FORT WAYNE, Ind. (WFFT)- Kalen Desrosiers is one of many young people across Fort Wayne that's hearing a message addressing violence and the impact it has locally.
Pastor Luther Whitfield of New Covenant Worship Center says the city and local leaders are trying to save as many lives as they can.
"We believe that in this message today, my hope is that we understand that we can't let our racisms, our prejudices, [or] our past experiences be the stumbling block that keeps us from helping someone who's in need," Whitfield said.
The goal is to bridge the gap between neighborhoods and churches to bring the number of homicides down.
Pastor Whitfield said something needs to be done.
He and several other pastors in Fort Wayne are furthering Mayor Henry's initiative to advocate, ensure equity, and opportunity for black males in the community and to end violence.

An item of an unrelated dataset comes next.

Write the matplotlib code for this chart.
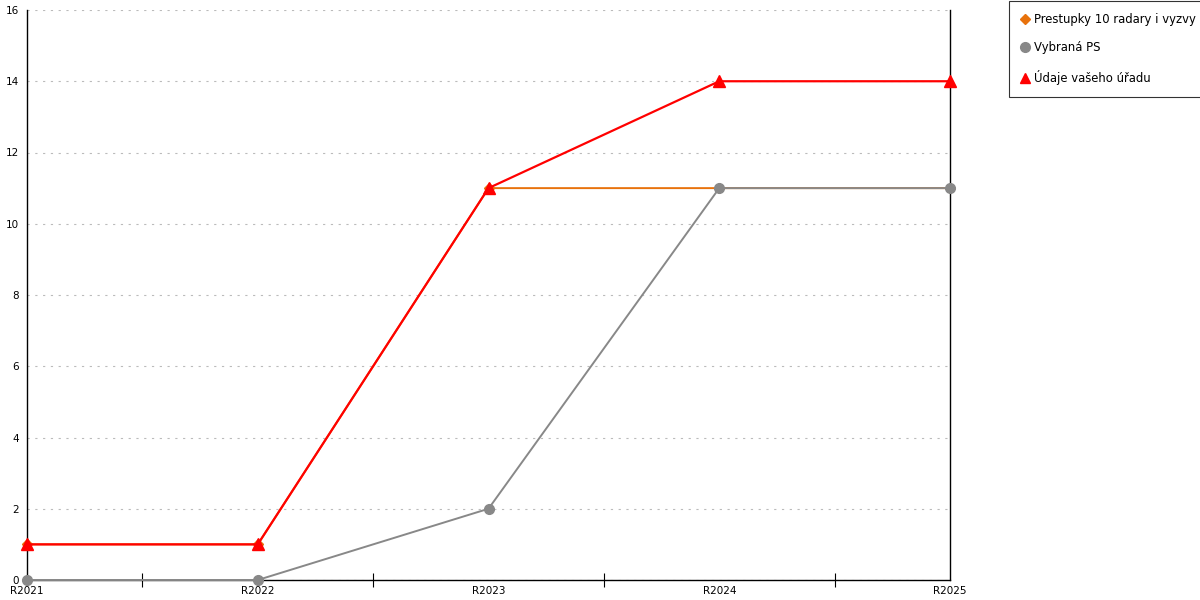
import matplotlib.pyplot as plt
from matplotlib.lines import Line2D

years = ['R2021', 'R2022', 'R2023', 'R2024', 'R2025']
prestupky = [1, 1, 11, 11, 11]
vybrana = [0, 0, 2, 11, 11]
udaje = [1, 1, 11, 14, 14]

plt.rcParams['font.family'] = ['DejaVu Sans']
fig = plt.figure(figsize=(12, 6), dpi=100)
ax = fig.add_axes([27 / 1200, 20 / 600, 923 / 1200, 570 / 600])

x = list(range(len(years)))
ax.plot(x, prestupky, color='#e8720c', lw=1.4, marker='D', ms=5, clip_on=False, zorder=3)
ax.plot(x, vybrana, color='#888888', lw=1.4, marker='o', ms=7, clip_on=False, zorder=4)
ax.plot(x, udaje, color='#ff0000', lw=1.6, marker='^', ms=8, clip_on=False, zorder=5)

ax.set_xlim(0, 4)
ax.set_ylim(0, 16)
ax.set_yticks(range(0, 17, 2))
ax.set_xticks(x)
ax.set_xticklabels(years)
ax.set_xticks([0.5, 1.5, 2.5, 3.5], minor=True)
ax.tick_params(axis='x', which='major', length=0, labelsize=7.5, pad=4)
ax.tick_params(axis='x', which='minor', length=10, direction='inout', width=0.8)
ax.tick_params(axis='y', length=0, labelsize=7.5, pad=6)
ax.yaxis.grid(True, linestyle=(0, (2, 5)), color='#bbbbbb', lw=0.8)
ax.set_axisbelow(True)
ax.spines['top'].set_visible(False)
for s in ['left', 'right', 'bottom']:
    ax.spines[s].set_linewidth(1)
    ax.spines[s].set_color('black')

handles = [
    Line2D([], [], color='#e8720c', marker='D', ms=5, lw=0),
    Line2D([], [], color='#888888', marker='o', ms=7, lw=0),
    Line2D([], [], color='#ff0000', marker='^', ms=7, lw=0),
]
labels = ['Prestupky 10 radary i vyzvy', 'Vybraná PS', 'Údaje vašeho úřadu']
leg = fig.legend(handles, labels, loc='upper left', bbox_to_anchor=(1009 / 1200, 1 - 1 / 600),
                 fontsize=8.4, frameon=True, fancybox=False, edgecolor='black',
                 handlelength=0.6, handletextpad=0.5, labelspacing=1.3, borderpad=1.05,
                 borderaxespad=0)
leg.get_frame().set_linewidth(0.8)

fig.savefig('out.png', dpi=100)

"We have a responsibility to our brothers and our sisters. It doesn't matter about race or gender. You know we have a responsibility to the folk of our community," he added.
"I think 'My Brother's Keeper' is a great initiative, and today having all the churches get involved, as Pastor Whitfield said getting out of the physical building into the community is what the church's purpose is, and I'm so glad they did what they did today," Glynn Hines said.
Pastor Whitfield said it's about taking God to the streets, and not just making Fort Wayne the city of churches, but the city of churches that care.